[prog] guide to memory in C, the stack, heap?

Thu Feb 16 13:08:15 EST 2006

> and it's a classical example, but you can think of a stack of
> dishes..normally, you begin building the stack from the bottom to the top,
> and then when you need a dish, you take the topmost one..and when you put
> another dish, you just put it on the top of your current stack..

This is exactly correct. A stack is a FILO data structure - the metaphor is
usually explained as a reference to the stacks of dishes at diners where they
sink into the counter. You're "stacking" things up - and you can only
remove/add things from the top. The name can be blamed on Edsger Dijkstra who
was quite proud of it.

The stack is a special part of memory that is used for local variables within
your functions.
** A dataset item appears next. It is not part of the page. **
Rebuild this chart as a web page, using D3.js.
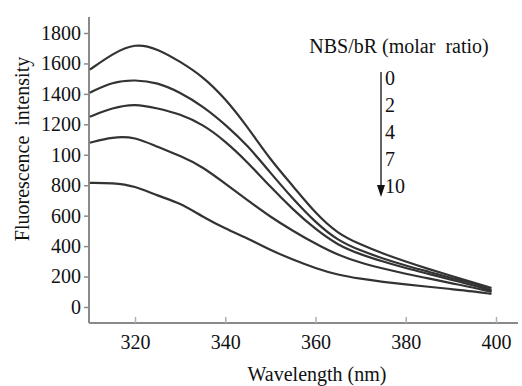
<!DOCTYPE html>
<html><head><meta charset="utf-8">
<script src="https://cdn.jsdelivr.net/npm/d3@7"></script>
</head>
<body style="margin:0;background:#fff">
<svg id="c" width="522" height="386" font-family="Liberation Serif" style="display:block"></svg>
<script>
const wavelengths = [310,315,320,325,330,335,340,345,350,355,360,365,370,375,380,385,390,395,399];
const ratio0  = [1559,1664,1734,1697,1612,1515,1370,1180,967,795,615,480,410,350,298,250,205,162,125];
const ratio2  = [1408,1480,1493,1475,1410,1320,1200,1060,882,710,555,435,370,318,272,232,192,155,112];
const ratio4  = [1250,1309,1336,1305,1268,1200,1090,950,789,640,510,405,345,298,255,218,180,143,105];
const ratio7  = [1079,1118,1118,1050,995,921,810,700,592,500,415,340,290,252,218,188,157,128,99];
const ratio10 = [816,816,796,730,684,592,515,450,375,310,255,210,185,165,148,133,118,103,86];
const seriesNames = ["0","2","4","7","10"];
const seriesValues = [ratio0, ratio2, ratio4, ratio7, ratio10];
const xTicks = [320,340,360,380,400];
const yTicks = [0,200,400,600,800,1000,1200,1400,1600,1800];
const yTickLabels = ["0","200","400","600","800","100","1200","1400","1600","1800"];
const xTitle = "Wavelength (nm)";
const yTitle = "Fluorescence\u00a0\u00a0intensity";
const legendTitle = "NBS/bR (molar\u00a0\u00a0ratio)";

const FONT = "Liberation Serif";
const svg = d3.select("#c");
const x = d3.scaleLinear().domain([320,400]).range([135,496]);
const y = d3.scaleLinear().domain([0,1800]).range([307,33]);
const xExt = [x.invert(89), x.invert(518)];
const yExt = [y.invert(323), y.invert(17)];
const axisColor = "#8a8a8a";

svg.append("line").attr("x1",x(xExt[0])).attr("x2",x(xExt[1])).attr("y1",y(yExt[0])).attr("y2",y(yExt[0]))
  .attr("stroke",axisColor).attr("stroke-width",2);
svg.append("line").attr("x1",x(xExt[0])).attr("x2",x(xExt[0])).attr("y1",y(yExt[0])).attr("y2",y(yExt[1]))
  .attr("stroke",axisColor).attr("stroke-width",2);

const yAxis = d3.axisLeft(y).tickValues(yTicks).tickSize(5).tickPadding(3)
  .tickFormat((d,i)=>yTickLabels[i]);
const gy = svg.append("g").attr("transform",`translate(${x(xExt[0])},0)`).call(yAxis)
  .attr("font-family",FONT).attr("font-size",20);
gy.select(".domain").remove();
gy.selectAll(".tick line").attr("stroke",axisColor).attr("stroke-width",1.5);
gy.selectAll(".tick text").attr("font-family",FONT).attr("font-size",20).attr("fill","#111");

const xAxis = d3.axisBottom(x).tickValues(xTicks).tickSize(-6).tickPadding(12).tickFormat(d3.format("d"));
const gx = svg.append("g").attr("transform",`translate(0,${y(yExt[0])})`).call(xAxis)
  .attr("font-family",FONT).attr("font-size",20);
gx.select(".domain").remove();
gx.selectAll(".tick line").attr("stroke","#b0b0b0").attr("stroke-width",1.5);
gx.selectAll(".tick text").attr("font-family",FONT).attr("font-size",20).attr("fill","#111");

const line = d3.line().x((d,i)=>x(wavelengths[i])).y(d=>y(d)).curve(d3.curveBasis);
svg.append("g").selectAll("path").data(seriesValues).join("path")
  .attr("d",d=>line(d)).attr("fill","none").attr("stroke","#333").attr("stroke-width",2.2);

function txt(sel){ return sel.attr("font-family",FONT).attr("font-size",20).attr("fill","#111"); }
txt(svg.append("text").attr("x",317).attr("y",381).attr("text-anchor","middle")).text(xTitle);
txt(svg.append("text").attr("transform","translate(29,149) rotate(-90)").attr("text-anchor","middle")).text(yTitle);
txt(svg.append("text").attr("x",399).attr("y",53).attr("text-anchor","middle")).text(legendTitle);
svg.append("line").attr("x1",381).attr("x2",381).attr("y1",72).attr("y2",188).attr("stroke","#111").attr("stroke-width",1.3);
svg.append("path").attr("d","M377,185 L385,185 L381,197 Z").attr("fill","#111");
txt(svg.append("g").selectAll("text").data(seriesNames).join("text")
  .attr("x",385).attr("y",(d,i)=>85+i*27)).text(d=>d);
</script>
</body></html>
Every time you invoke a function, it gets a new "frame" on
the stack, with a new place to put each of the local variables. This has
implications for memory layout (the variables are always at the same 'place'
within the frame, but since the frame is at a different place...) but the
important thing is that when you exit the function, that 'frame' is removed
from the stack. Its space is thus immediately used for the next function
call, and all those variables are immediately inaccessible to you (after all,
you wouldn't want to access your variable after some other function had
stomped all over it).

In C/C++, any construct which introduces a new scope gets the equivalent of a
stack frame. In most cases this means that any time you use an open-brace
you are adding stack space; a close-brace is the end of a scope, so the stack
frame is popped off and the variables declared within that block go 'out of
scope'.

The same concept is used when programming in assembly right on the metal, and
there you actually use the stack memory byte by byte, saving off the values
of CPU registers as you add stack frames via subroutine calls. x86 CPUs in
particular are very limited for registers - so if you look at Intel assembly
code it's PUSH POP PUSH POP all day long.

The heap, on the other hand, is a huge block of memory that's managed by the
'heap allocator', which is the routine behind malloc() and free() that keeps
the data structure consistent. You ask it for a block of memory of a certain
size, it often rounds up for efficiency reasons, and it hands it back. It's
responsible for allocating memory in a consistent manner to all the processes
running, and trying to do it in such a way that a minimum of memory is
wasted. When you get a block of memory off the heap, you have to free it up
later because the heap won't know when you're done with it (unlike the stack,
where it's freed up when the current block ends). On the other hand you can
pass around a pointer to it, knowing it's all yours and won't disappear on
you when the block ends.

Typically you use heap allocation for data structures that are longer-term
rather than temporary - those that need to stick around outside the current
function call. But you have to remember to clean them up or you'll leak
memory. Stack variables are convenient because they're automatically cleaned
up, but you're limited in when you can use them.

This all gets a good deal more complicated in C++, where objects can be
allocated on the stack or the heap just like any other variable, but
internally they have something that amounts to their own stack (member
variables that are cleaned up when the object is destroyed).

The names for the stack and the heap derive from the names of the data
structures used to implement them - a stack is obviously implemented by a
stack, and the data structure used to track heap allocations is,
unsurprisingly, a heap.

http://en.wikipedia.org/wiki/Stack_%28data_structure%29 and
http://en.wikipedia.org/wiki/Heap are good reference points for more
information.

- John